Brissiaud, R. (2005). Comment les enfants apprennent à calculer. RETZ.

Clements, D. H., Sarama, J. et MacDonald, B. L. (2019). Subitizing: The Neglected Quantifier. Dans A. Norton et M. W. Alibali (Éds), Constructing Number: Merging Perspectives from Psychology and Mathematics Education (pp. 13‑45). Springer International Publishing. https://doi.org/10.1007/978-3-030-00491-0_2

Clements, D. H. (1999). Subitizing: What is it? Why teach it? Teaching Children Mathematics, 5(7), 400‑405.

Dehaene, S. (2003). La Bosse des maths. Odile Jacob poche.
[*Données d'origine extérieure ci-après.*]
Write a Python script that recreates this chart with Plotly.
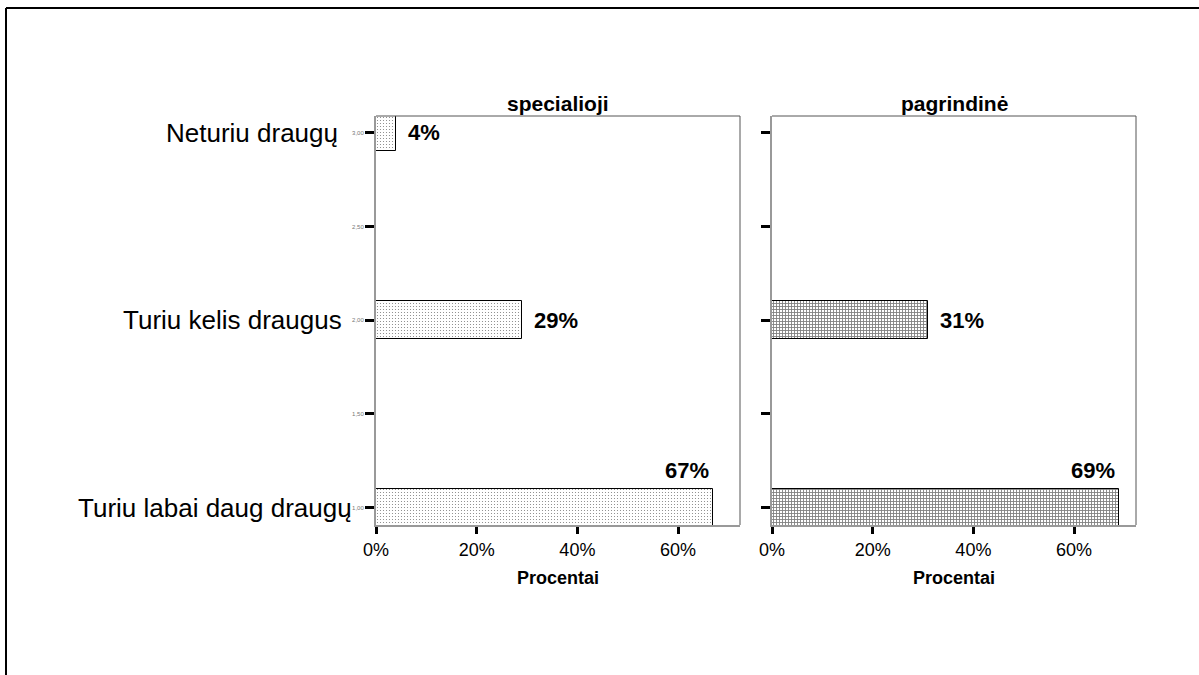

Lyons, M. et Bisaillon, N. (2018). Les incontournables du nombre. La revue de l’ADOQ [en collaboration avec Les Expertises didactiques Lyons inc.]. https://www.ladoq.ca/sites/default/files/ladoq_revue-incontournables-nombre.pdf

Schindler, M., Schovenberg, V. et Schabmann, A. (2020). Enumeration processes of children with mathematical difficulties: An explorative eye-tracking study on subitizing, groupitizing, counting, and pattern recognition. Learning Disabilities: A Contemporary Journal, 18(2), 193-211.

Starkey, G. S. et McCandliss, B. D. (2014). The emergence of “groupitizing” in children’s numerical cognition. Journal of Experimental Child Psychology, 126, 120‑137.